Several newcomers also join critic Matthew Odam’s annual dining guide

A bowl of pale yellow spaghetti pasta with a fork in it.
Emmer & Rye’s cacio e pepe
Emmer & Rye/Facebook
Erin Russell is associate editor of Eater Austin, a native Austinite, and a big fan of carbs.

At the top of Statesman critic Matthew Odam’s annual dining this year is heritage grain-focused restaurant Emmer & Rye. It’s the first time the Rainey Street restaurant nabbed the number one slot on the list of 50 best restaurants in the city (down from his typical 75), which aims to highlight places “that brim with creativity, purpose and sincerity.”

Odam praised the imaginations of Emmer’s chefs Kevin Fink, Page Pressley, and Tavel Bristol-Joseph, calling their dishes “a study in flavor and textures,” (echoing his blurb of the restaurant from the 2016 dining guide when the restaurant ranked sixth). Emmer & Rye is also featured on Eater’s list of the 38 best restaurants in Austin and in Texas. (The trio also operate far-more-casual food hall stand Henbit as well as the forthcoming downtown live-fire restaurant Hestia.)

Included in Odam’s top five is last year’s number one restaurant Southern spot Olamaie (now at number four), as well as newcomer Suerte. As the list was restricted to restaurants in Austin, previous favorite Spicewood restaurant Apis was left off this year.
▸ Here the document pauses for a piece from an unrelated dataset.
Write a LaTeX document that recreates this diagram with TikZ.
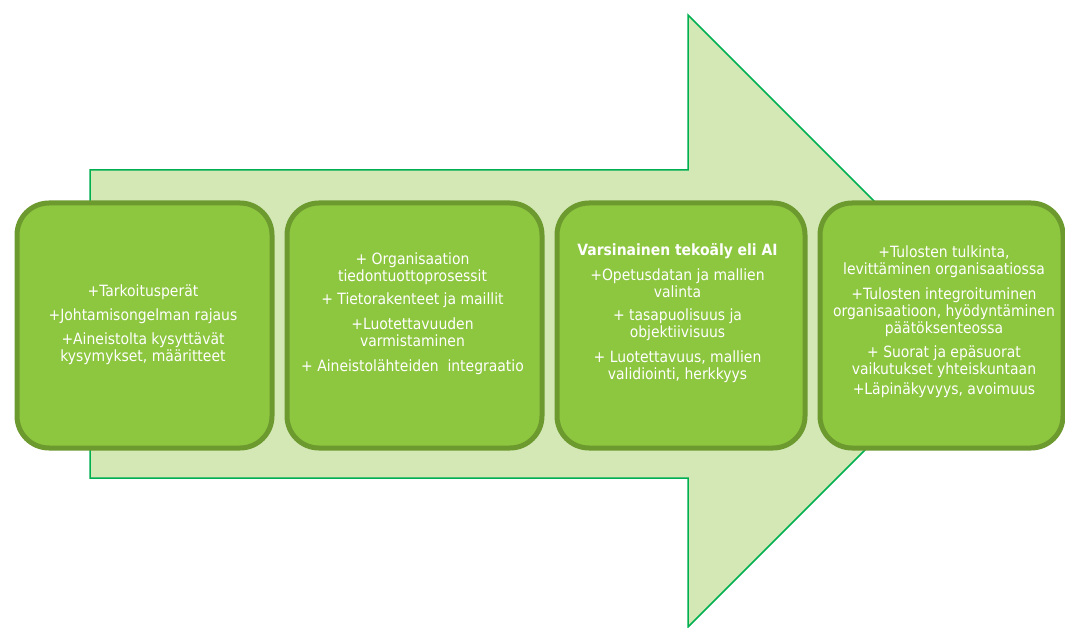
\documentclass[tikz,border=0pt]{standalone}
\usepackage{fontspec}
\setmainfont{DejaVu Sans Condensed}
\definecolor{boxfill}{HTML}{8DC63F}
\definecolor{boxline}{HTML}{6C9A2F}
\definecolor{arrfill}{HTML}{D4E8B6}
\definecolor{arrline}{HTML}{00B050}
\begin{document}
\begin{tikzpicture}[x=1pt,y=-1pt,
  stagebox/.style={draw=boxline, fill=boxfill, line width=5pt, rounded corners=32pt, inner sep=0pt, anchor=north west},
  stagetext/.style={text=white, align=center, font=\fontsize{15.5}{17}\selectfont, inner sep=0pt, anchor=north}]
\useasboundingbox (0,0) rectangle (1065,628);
% big background arrow
\draw[arrline, line width=1.5pt, fill=arrfill, line join=miter]
  (90,170) -- (688,170) -- (688,15) -- (994,321) -- (688,627) -- (688,478) -- (90,478) -- cycle;
% stage boxes
\node[stagebox, minimum width=255pt, minimum height=245pt] (b1) at (14.5,200.5) {};
\node[stagebox, minimum width=255pt, minimum height=245pt] (b2) at (284.5,200.5) {};
\node[stagebox, minimum width=248pt, minimum height=245pt] (b3) at (554.5,200.5) {};
\node[stagebox, minimum width=243pt, minimum height=245pt] (b4) at (817.5,200.5) {};
% texts
\node[stagetext] (t1) at (143,285) {+Tarkoitusperät\\[7pt] +Johtamisongelman rajaus\\[7pt] +Aineistolta kysyttävät\\ kysymykset, määritteet};
\node[stagetext] (t2) at (412.5,253) {+ Organisaation\\ tiedontuottoprosessit\\[6pt] + Tietorakenteet ja maillit\\[8pt] +Luotettavuuden\\ varmistaminen\\[8pt] + Aineistolähteiden\ \ integraatio};
\node[stagetext] (t3) at (677.5,243) {\textbf{Varsinainen tekoäly eli AI}\\[8pt] +Opetusdatan ja mallien\\ valinta\\[6pt] + tasapuolisuus ja\\ objektiivisuus\\[8pt] + Luotettavuus, mallien\\ validiointi, herkkyys};
\node[stagetext] (t4) at (944,246) {+Tulosten tulkinta,\\ levittäminen organisaatiossa\\[8pt] +Tulosten integroituminen\\ organisaatioon, hyödyntäminen\\ päätöksenteossa\\[7pt] + Suorat ja epäsuorat\\ vaikutukset yhteiskuntaan\\[3pt] +Läpinäkyvyys, avoimuus};
\end{tikzpicture}
\end{document}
Here’s the rest of the top five in its ranked order:

  • Pitchfork Pretty: “An elegant vision of Texas with enough restraint to keep from teetering into highly stylized caricature.”
  • Suerte: “the brisket tacos with the toasty sauce are some of the best I’ve ever eaten in Austin.”
  • Olamaie: “Grace, elegance, warmth, and welcome.”
  • Barley Swine: “the nimble kitchen delivers both a la carte and tasting menus that don’t skimp on creativity.”
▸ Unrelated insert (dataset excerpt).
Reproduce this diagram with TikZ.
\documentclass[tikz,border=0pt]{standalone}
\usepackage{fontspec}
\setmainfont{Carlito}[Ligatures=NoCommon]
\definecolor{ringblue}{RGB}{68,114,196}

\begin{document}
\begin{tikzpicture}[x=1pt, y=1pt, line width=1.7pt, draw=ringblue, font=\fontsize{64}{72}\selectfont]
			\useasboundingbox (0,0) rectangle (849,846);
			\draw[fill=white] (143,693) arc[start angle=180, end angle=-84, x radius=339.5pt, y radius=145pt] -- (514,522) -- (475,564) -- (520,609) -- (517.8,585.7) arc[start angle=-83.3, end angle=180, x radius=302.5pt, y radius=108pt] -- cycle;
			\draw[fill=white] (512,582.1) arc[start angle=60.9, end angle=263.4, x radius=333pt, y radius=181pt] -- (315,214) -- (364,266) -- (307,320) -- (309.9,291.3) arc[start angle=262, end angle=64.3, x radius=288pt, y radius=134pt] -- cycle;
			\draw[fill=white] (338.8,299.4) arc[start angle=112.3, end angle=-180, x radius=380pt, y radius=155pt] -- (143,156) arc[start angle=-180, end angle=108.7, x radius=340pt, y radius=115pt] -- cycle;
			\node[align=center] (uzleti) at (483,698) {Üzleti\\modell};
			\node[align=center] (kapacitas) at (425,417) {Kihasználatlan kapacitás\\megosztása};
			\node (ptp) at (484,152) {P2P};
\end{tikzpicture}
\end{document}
Though Odam noted the guide “isn’t simply a list of the fanciest or most expensive restaurants,” dinner at each of these spots is generally quite expensive (a more reasonably priced option can be found at number six, with Kemuri Tatsu-ya).
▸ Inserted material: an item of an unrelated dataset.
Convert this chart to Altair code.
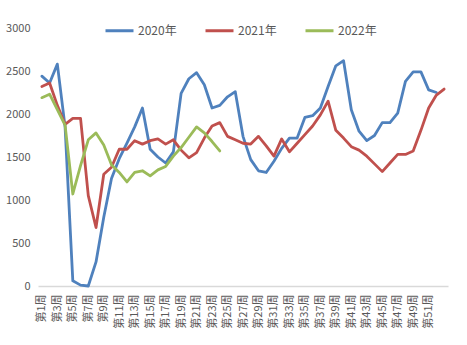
import altair as alt
import pandas as pd

weeks = [f"第{i}周" for i in range(1, 54)]
tick_labels = [f"第{i}周" for i in range(1, 52, 2)]
series = ["2020年", "2021年", "2022年"]
colors = ["#4F81BD", "#C0504D", "#9BBB59"]

s2020 = [2440, 2360, 2580, 1850, 60, 10, 0, 280, 800, 1250,
         1480, 1660, 1850, 2070, 1590, 1500, 1430, 1560, 2240, 2410,
         2480, 2340, 2070, 2100, 2200, 2260, 1740, 1470, 1340, 1320,
         1450, 1600, 1720, 1720, 1960, 1980, 2070, 2320, 2560, 2620,
         2050, 1800, 1690, 1750, 1900, 1900, 2010, 2380, 2490, 2490,
         2280, 2250]
s2021 = [2320, 2360, 2100, 1880, 1950, 1950, 1050, 680, 1300, 1380,
         1590, 1590, 1690, 1650, 1690, 1710, 1650, 1700, 1580, 1490,
         1550, 1720, 1860, 1900, 1740, 1700, 1660, 1650, 1740, 1630,
         1510, 1710, 1560, 1660, 1760, 1860, 1990, 2150, 1810, 1720,
         1620, 1580, 1510, 1420, 1330, 1430, 1530, 1530, 1570, 1810,
         2070, 2220, 2290]
s2022 = [2190, 2230, 2050, 1870, 1070, 1400, 1700, 1780, 1640, 1410,
         1320, 1210, 1320, 1340, 1280, 1350, 1390, 1510, 1610, 1730,
         1850, 1780, 1680, 1570]

rows = []
for name, vals in zip(series, [s2020, s2021, s2022]):
    for w, v in zip(weeks, vals):
        rows.append({"week": w, "series": name, "value": v})
df = pd.DataFrame(rows)

FONT = "Noto Sans CJK SC"
GREY = "#595959"

chart = alt.Chart(df).mark_line(strokeWidth=2.8, strokeJoin="round", strokeCap="round").encode(
    x=alt.X("week:N", sort=weeks, title=None,
            scale=alt.Scale(domain=weeks, padding=0.5),
            axis=alt.Axis(values=tick_labels, labelAngle=-90, labelFont=FONT,
                          labelFontSize=11, labelColor=GREY, ticks=False,
                          labelPadding=8, domainColor="#D9D9D9", domainWidth=1.3,
                          grid=False, labelOverlap=False)),
    y=alt.Y("value:Q", title=None,
            scale=alt.Scale(domain=[0, 3000], nice=False),
            axis=alt.Axis(values=[0, 500, 1000, 1500, 2000, 2500, 3000], format="d",
                          labelFont=FONT, labelFontSize=11, labelColor=GREY,
                          ticks=False, domain=False, grid=False, labelPadding=8)),
    color=alt.Color("series:N", title=None,
                    scale=alt.Scale(domain=series, range=colors),
                    legend=alt.Legend(orient="none", legendX=66, legendY=-13,
                                      direction="horizontal", symbolType="stroke",
                                      symbolSize=784, symbolStrokeWidth=3,
                                      labelFont=FONT, labelFontSize=12,
                                      labelColor=GREY, labelOffset=3,
                                      columnPadding=22)),
).properties(
    width=410, height=258,
    autosize=alt.AutoSizeParams(type="none"),
    padding={"left": 38, "top": 28, "right": 19, "bottom": 59},
).configure_view(stroke=None)

chart.save("out.html", embed_options={"renderer": "svg", "actions": False})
Besides Suerte, other newcomers that made the general list included beer-focused The Brewer’s Table, all-day bakery Sour Duck Market, Charm Korean BBQ, Vietnamese restaurant Le Bleu, punk rock diner Holy Roller, the revamped Mattie’s at Green Pastures, Asian smokehouse Loro, and Italian sandwich shop La Matta.

Odam’s list also included all of Bryce Gilmore’s restaurants (Odd Duck, Barley Swine, and Sour Duck Market) as well as four restaurants from the McGuire Moorman Hospitality empire (Jeffrey’s, June’s All Day, Perla’s, and Elizabeth Street Café).